The other major difference is we have optional fully preferential voting. You can nominate anyone running in your seat as your first preference on voting day and you give everyone on your ballot a number from 1 to however many. When the Australian Electoral Comission counts the votes if the person you put first is eliminated from the count (they only get 175 votes from the 110,000 who cast a ballot), then your voting slip still counts and your vote transfers to your second choice.
Also we have compulsory* voting here. If you are enrolled, you are required to vote and will get a small fine if you don’t. *You might think all politicians are bastards and cast an unfilled ballot paper into the box, but you have had your ability to have a say. I’ll also note that people may take the time in the polling booth to draw a penis on their slip which isn’t illegal and doesn’t invalidate the vote a long as the intention for who is being voted for is clear. There are also prepoll stations and an option to postal vote exists.
We also have a tradition of voters getting a “Democracy Sausage” after voting. It’s common that voting stations (elections held on Saturdays) are schools and local clubs have barbecues and sell cakes etc as part of fundraising.
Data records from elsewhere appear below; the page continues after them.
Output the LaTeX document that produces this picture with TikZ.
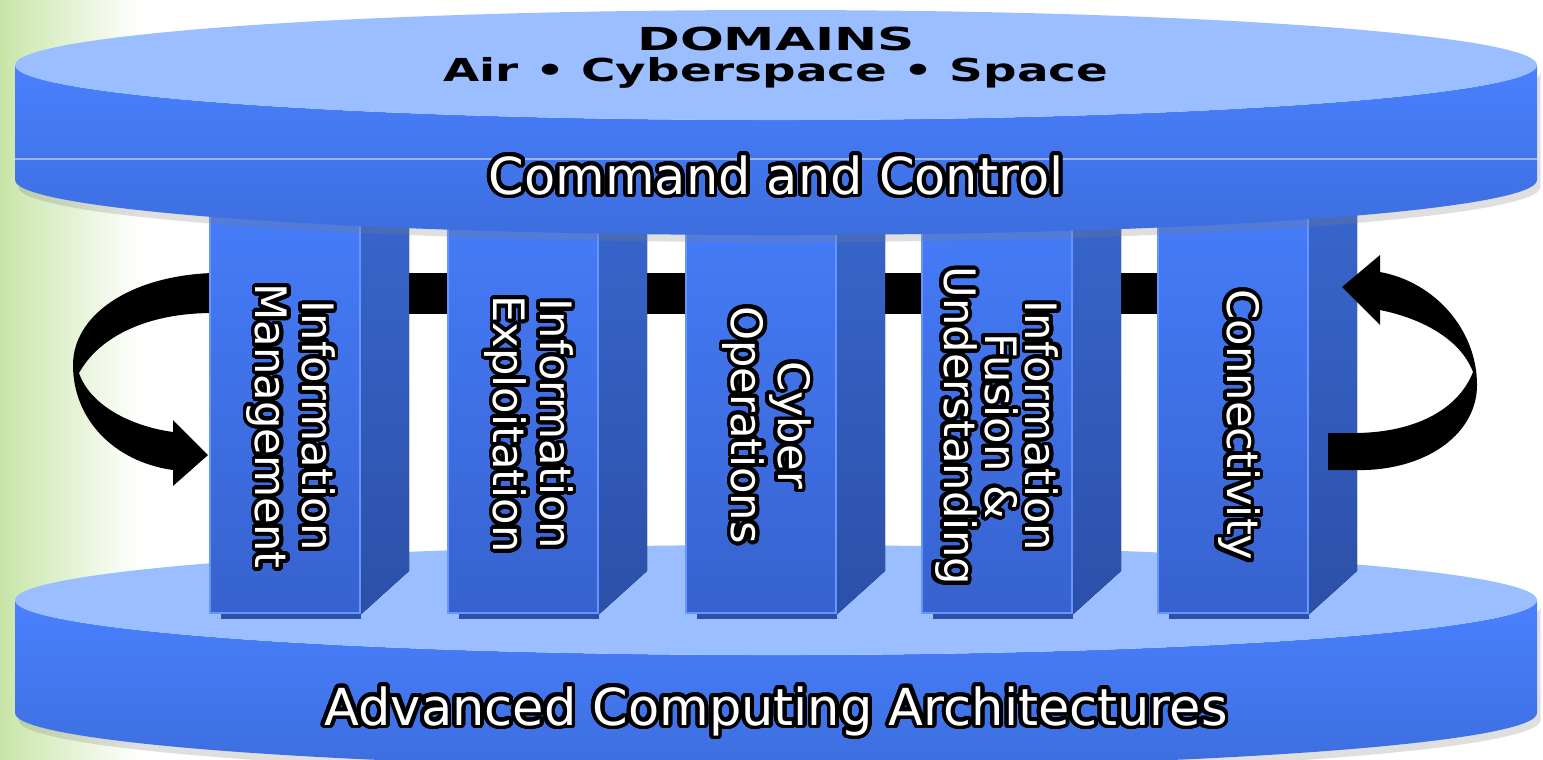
\documentclass[tikz,border=0pt]{standalone}
\usepackage{graphicx}
\usepackage{fontspec}
\setmainfont{DejaVu Sans}
\newfontfamily\domfont{DejaVu Sans}
\usepackage[copies]{contour}
\contourlength{1.1pt}
\contournumber{32}
\usetikzlibrary{positioning, shadows}

\definecolor{diskTop}{RGB}{154,190,255}
\definecolor{diskSideA}{RGB}{74,128,255}
\definecolor{diskSideB}{RGB}{60,110,222}
\definecolor{pillarA}{RGB}{70,125,250}
\definecolor{pillarB}{RGB}{55,98,206}
\definecolor{pillarSideA}{RGB}{56,102,205}
\definecolor{pillarSideB}{RGB}{44,80,168}
\definecolor{pillarEdge}{RGB}{100,150,255}
\definecolor{leafGreen}{RGB}{200,229,168}

\newcommand{\outl}[1]{\contour{black}{#1}}

\tikzset{
  pillar/.style = {rectangle, minimum width=1.5cm, minimum height=4.13cm, inner sep=0pt,
    top color=pillarA, bottom color=pillarB, draw=pillarEdge, line width=0.6pt},
  pillarside/.style = {top color=pillarSideA, bottom color=pillarSideB},
  pillartext/.style = {rotate=-90, align=center, text=white, inner sep=0pt,
    font=\fontsize{12.3}{13.1}\selectfont},
  disktitle/.style = {text=white, inner sep=0pt, font=\fontsize{14.5}{16}\selectfont},
  domaintext/.style = {text=black, inner sep=0pt, font=\domfont\bfseries\fontsize{9}{10}\selectfont},
  diskside/.style = {top color=diskSideA, bottom color=diskSideB,
    drop shadow={opacity=0.25, shadow xshift=1pt, shadow yshift=-2pt}},
  ring/.style = {fill=black}
}

\begin{document}
\begin{tikzpicture}[x=0.01cm, y=-0.01cm]
\useasboundingbox (0,0) rectangle (1543,759);
\shade[left color=leafGreen, right color=white] (0,0) rectangle (140,759);

% base disk
\path[diskside] (15,600) -- (15,713) arc[start angle=180, end angle=0, x radius=761, y radius=55]
  -- (1537,600) arc[start angle=0, end angle=180, x radius=761, y radius=55] -- cycle;
\fill[diskTop] (776,600) ellipse[x radius=761, y radius=55];

% ring behind the pillars
\fill[ring] (210,273) rectangle (1340,314);
\fill[ring] (212,273) .. controls (130,276) and (73,315) .. (73,365)
  .. controls (73,420) and (115,462) .. (173,470) -- (173,486) -- (208,455) -- (173,420)
  -- (173,432) .. controls (130,426) and (90,405) .. (79,373)
  .. controls (100,335) and (150,313) .. (212,313) -- cycle;

% pillars
\foreach \px/\name in {285/pIM, 523/pIE, 761/pCO, 997/pIF, 1233/pCN} {
  \node[pillar] (\name) at (\px,406.5) {};
  \fill[pillarside] (\name.north east) -- ++(48,0) -- ++(0,372) -- (\name.south east) -- cycle;
  \fill[pillarSideB] (\name.south west) ++(12,0) rectangle ++(140,5);
}

\node[pillartext] (tIM) at (289,426) {\outl{Information}\\\outl{Management}};
\node[pillartext] (tIE) at (527,424) {\outl{Information}\\\outl{Exploitation}};
\node[pillartext] (tCO) at (765,425) {\outl{Cyber}\\\outl{Operations}};
\node[pillartext, font=\fontsize{12.3}{10.6}\selectfont] (tIF) at (995,426)
  {\outl{Information}\\\outl{Fusion \&}\\\outl{Understanding}};
\node[pillartext] (tCN) at (1237,425) {\outl{Connectivity}};

% ring in front
\fill[ring] (1328,470) -- (1365,470) .. controls (1430,468) and (1477,432) .. (1477,385)
  .. controls (1477,330) and (1435,282) .. (1380,272) -- (1380,255) -- (1342,287) -- (1380,325)
  -- (1380,310) .. controls (1420,318) and (1460,338) .. (1473,372)
  .. controls (1458,410) and (1415,432) .. (1357,433) -- (1328,433) -- cycle;

% top disk
\path[diskside] (15,65) -- (15,180) arc[start angle=180, end angle=0, x radius=761, y radius=55]
  -- (1537,65) arc[start angle=0, end angle=180, x radius=761, y radius=55] -- cycle;
\draw[white, opacity=0.45, line width=0.4pt] (15,159) -- (1537,159);
\fill[diskTop] (776,65) ellipse[x radius=761, y radius=55];

\node[domaintext, anchor=base] (dom) at (776,50) {\scalebox{1.63}[1]{DOMAINS}};
\node[domaintext, anchor=base] (dlist) at (776,81) {\scalebox{1.48}[1]{Air • Cyberspace • Space}};
\node[disktitle, anchor=base] (c2) at (776,194) {\outl{Command and Control}};
\node[disktitle, anchor=base] (aca) at (776,725) {\outl{Advanced Computing Architectures}};
\end{tikzpicture}
\end{document}
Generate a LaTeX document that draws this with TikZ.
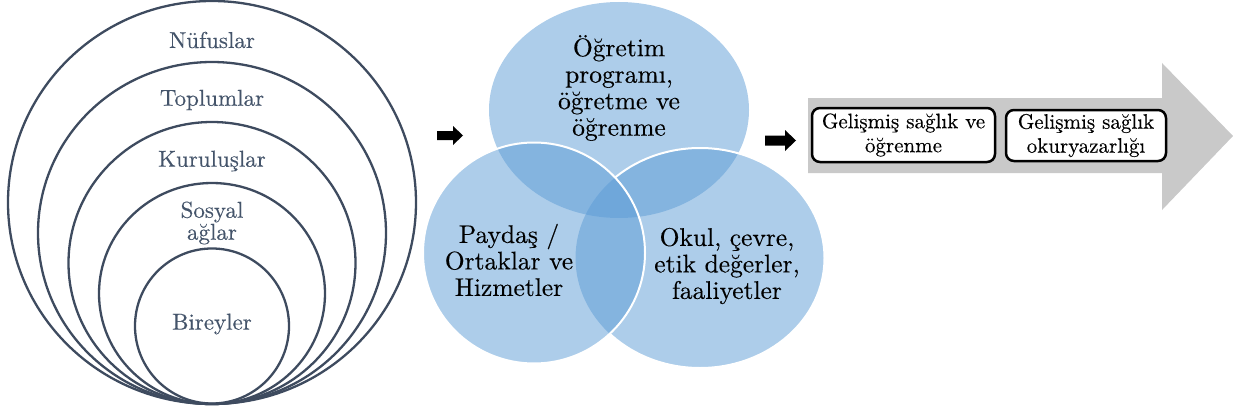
\documentclass[tikz,border=0pt]{standalone}
\usepackage{fontspec}
\newfontfamily\lmheavy{lmroman10-regular.otf}[FakeBold=0.3]
\definecolor{slate}{RGB}{62,75,95}
\definecolor{slatetext}{RGB}{68,84,106}
\definecolor{venn}{RGB}{91,155,213}
\definecolor{arrowgray}{RGB}{201,201,201}
\tikzset{
  ring/.style={draw=slate, line width=2.3pt},
  lbl/.style={text=slatetext, inner sep=0pt, align=center, font=\lmheavy\fontsize{23}{22}\selectfont},
  vennfill/.style={fill=venn, fill opacity=0.5},
  vennedge/.style={draw=white, line width=2pt},
  venntxt/.style={text=black, inner sep=0pt, align=center, font=\lmheavy\fontsize{25.5}{26.5}\selectfont},
  hbox/.style={draw=black, fill=white, line width=2.5pt, rounded corners=8pt, align=center, inner sep=0pt, font=\lmheavy\fontsize{21}{24}\selectfont},
  blackarrow/.style={fill=black}
}
\begin{document}
\begin{tikzpicture}[x=1pt,y=-1pt]
\useasboundingbox (0,0) rectangle (1233,412);
% nested circles
\draw[ring] (212,202.5) ellipse [x radius=204pt, y radius=201.5pt];
\draw[ring] (212,233) ellipse [x radius=174pt, y radius=171pt];
\draw[ring] (212,263) ellipse [x radius=143.5pt, y radius=141pt];
\draw[ring] (212,293.5) ellipse [x radius=113pt, y radius=110.5pt];
\draw[ring] (212,326) ellipse [x radius=77pt, y radius=77.5pt];
\node[lbl] (nufus) at (212,40) {Nüfuslar};
\node[lbl] (toplum) at (212,100) {Toplumlar};
\node[lbl] (kurulus) at (212,161) {Kuruluşlar};
\node[lbl] (sosyal) at (212,223) {Sosyal\\ağlar};
\node[lbl] (birey) at (212,324) {Bireyler};
% first small arrow
\fill[blackarrow] (437,131) -- (453,131) -- (453,126) -- (463,135.5) -- (453,145) -- (453,140) -- (437,140) -- cycle;
% venn
\fill[vennfill] (619,110) ellipse [x radius=130pt, y radius=108pt];
\fill[vennfill] (700,258) ellipse [x radius=124.5pt, y radius=110pt];
\begin{scope}[even odd rule]
  \clip (400,-10) rectangle (860,420) (534,253) ellipse [x radius=111pt, y radius=110.5pt];
  \draw[vennedge] (700,258) ellipse [x radius=124.5pt, y radius=110pt];
\end{scope}
\fill[vennfill] (534,253) ellipse [x radius=111pt, y radius=110.5pt];
\draw[vennedge] (534,253) ellipse [x radius=111pt, y radius=110.5pt];
\node[venntxt] (ogretim) at (619,88) {Öğretim\\programı,\\öğretme ve\\öğrenme};
\node[venntxt] (paydas) at (509,260) {Paydaş /\\Ortaklar ve\\Hizmetler};
\node[venntxt] (okul) at (727,266) {Okul, çevre,\\etik değerler,\\faaliyetler};
% second small arrow
\fill[blackarrow] (765,135.5) -- (785,135.5) -- (785,130) -- (796,140.5) -- (785,151) -- (785,145.5) -- (765,145.5) -- cycle;
% big gray arrow
\fill[arrowgray] (808,98) -- (1162,98) -- (1162,63) -- (1233,136) -- (1162,210) -- (1162,173) -- (808,173) -- cycle;
\node[hbox, minimum width=183pt, minimum height=54pt] (b1) at (903.5,135) {Gelişmiş sağlık ve\\öğrenme};
\node[hbox, minimum width=160pt, minimum height=51pt] (b2) at (1086,135.5) {Gelişmiş sağlık\\okuryazarlığı};
\end{tikzpicture}
\end{document}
In summary, I like out two house system as the Senate allows minor parties to get representation where they wouldn’t otherwise if we just had the House of Representatives. [1] we sometimes have double disillusion elections where the government has the options to call one if they keep passing legislation in the house and the Senate keeps rejecting it and in that case all seats are vacated and the states elect 12 Senators, but it’s not normal.
state rep cap
What you’re looking for is “the congressional apportionment amendment”, and it was passed by congress with the bill of rights, and ratified by many states but every time they almost met the 3/4ths threshold a new state was admitted, and it always remained short. 11 states have ratified it. It had no expiry and as such is still waiting to be ratified by the states. It needs 27 more ratifications to become an amendment to the constitution.
Lots of good stuff here, and I agree with others to keep the senate. Abolish the filibuster!